Why it matters: Distinguishing between MQLs and SQLs prevents sales teams from wasting time on leads that aren’t ready to buy, while ensuring marketing continues nurturing prospects who need more information.

Example in action: An MQL requests a demo and confirms they have budget and decision-making authority. They become an SQL.

Performance Indicators: Measuring Success

ROI (Return on Investment)

What it is: The ratio of profit to cost for an initiative. ROI shows whether your spend is generating positive returns.

Why it matters: ROI helps you allocate budget to the most effective channels and justify investments to stakeholders.

Example in action: You spend $5K on a campaign that nets $20K in new revenue. The ROI is 300% (($20K – $5K) / $5K × 100).

KPI (Key Performance Indicator)

What it is: Specific, measurable metrics that track progress toward an objective. KPIs should align to strategic priorities.

Why it matters: KPIs focus teams on what grows the business. Without them, efforts can be scattered and difficult to evaluate.
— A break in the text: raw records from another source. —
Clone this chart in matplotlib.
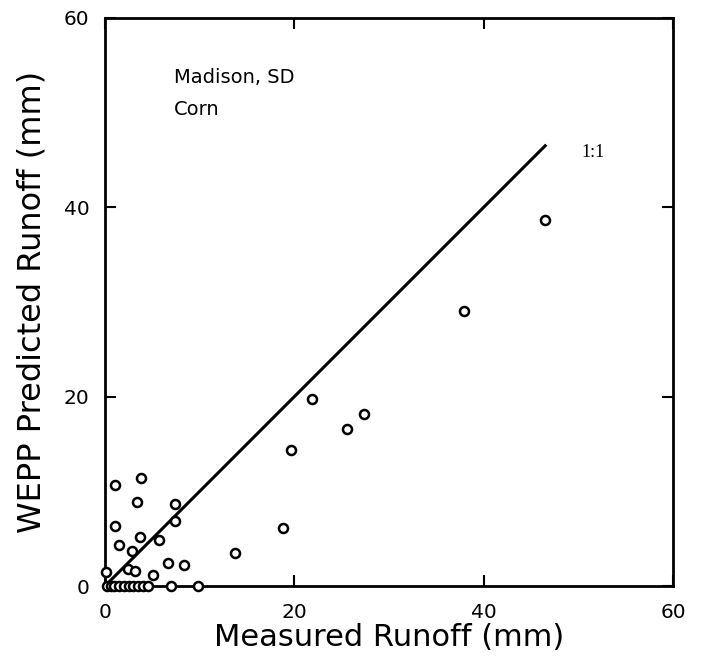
import numpy as np
import matplotlib.pyplot as plt

# measured vs WEPP predicted runoff (mm)
measured = [46.5, 37.9, 21.9, 27.4, 25.6, 19.7, 18.8, 13.7,
            1.1, 3.8, 3.4, 7.4, 7.4, 1.1, 3.7, 5.7, 1.5, 2.9,
            6.7, 8.4, 2.4, 3.2, 5.1, 0.1,
            0.2, 0.6, 1.0, 1.5, 2.0, 2.5, 3.0, 3.5, 4.0, 4.5, 7.0, 9.8]
predicted = [38.7, 29.1, 19.8, 18.2, 16.6, 14.4, 6.1, 3.5,
             10.7, 11.4, 8.9, 8.7, 6.9, 6.3, 5.2, 4.9, 4.3, 3.7,
             2.4, 2.2, 1.8, 1.6, 1.2, 1.5,
             0, 0, 0, 0, 0, 0, 0, 0, 0, 0, 0, 0]
line_end = 46.5

fig = plt.figure(figsize=(7.06, 6.56), dpi=100)
ax = fig.add_axes([0.1487, 0.1067, 0.8045, 0.8659])

ax.plot([0, line_end], [0, line_end], color="black", linewidth=2.2)
ax.plot(measured, predicted, linestyle="none", marker="o", markersize=6.5,
        markerfacecolor="white", markeredgecolor="black", markeredgewidth=1.8,
        clip_on=False, zorder=3)

ax.text(50.3, 45.3, "1:1", family="Liberation Serif", fontsize=13)
ax.text(7.3, 53.1, "Madison, SD", fontsize=14)
ax.text(7.3, 49.8, "Corn", fontsize=14)

ax.set_xlim(0, 60)
ax.set_ylim(0, 60)
ax.set_xticks([0, 20, 40, 60])
ax.set_yticks([0, 20, 40, 60])
ax.tick_params(direction="in", length=8, width=1.5, top=True, right=True,
               labelsize=14.5)
ax.tick_params(axis="x", pad=12)
ax.tick_params(axis="y", pad=11)
for s in ax.spines.values():
    s.set_linewidth(2)

ax.set_xlabel("Measured Runoff (mm)", fontsize=22, labelpad=1)
ax.set_ylabel("WEPP Predicted Runoff (mm)", fontsize=23, labelpad=12)

fig.savefig("out.png", dpi=100)
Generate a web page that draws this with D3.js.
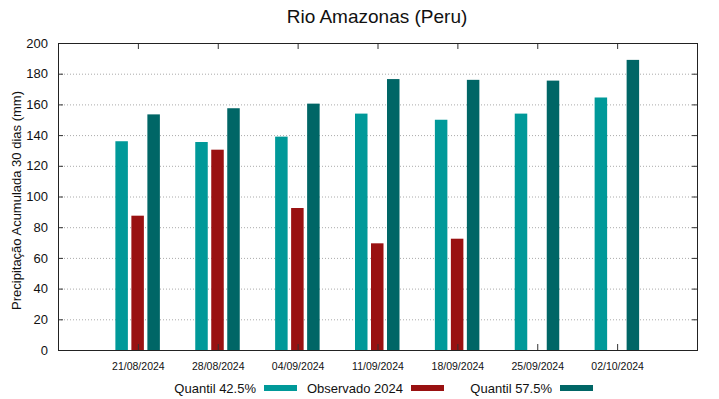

Example in action: Your KPIs might include 10% month-over-month MRR growth or CAC under $400.

Putting Marketing Terminology Into Practice

Understanding this marketing terminology creates a shared language across your organization. When everyone from finance to operations can discuss CAC, LTV, and conversion rates, your team makes better decisions faster.

Start by identifying which metrics matter most for your business stage and goals. Early-stage companies might focus heavily on CAC and conversion rates as they refine their go-to-market approach. More established businesses often prioritize retention, CLTV-to-CAC ratios, and MRR growth.

Track these metrics consistently, review them regularly with your team, and use them to guide strategy adjustments. Marketing terminology only becomes powerful when it translates into actionable insights that drive revenue and growth.

The language of marketing isn’t complicated once you understand the fundamentals. These terms represent the building blocks of customer acquisition, retention, and business growth. Master them, and you’ll navigate marketing conversations with confidence.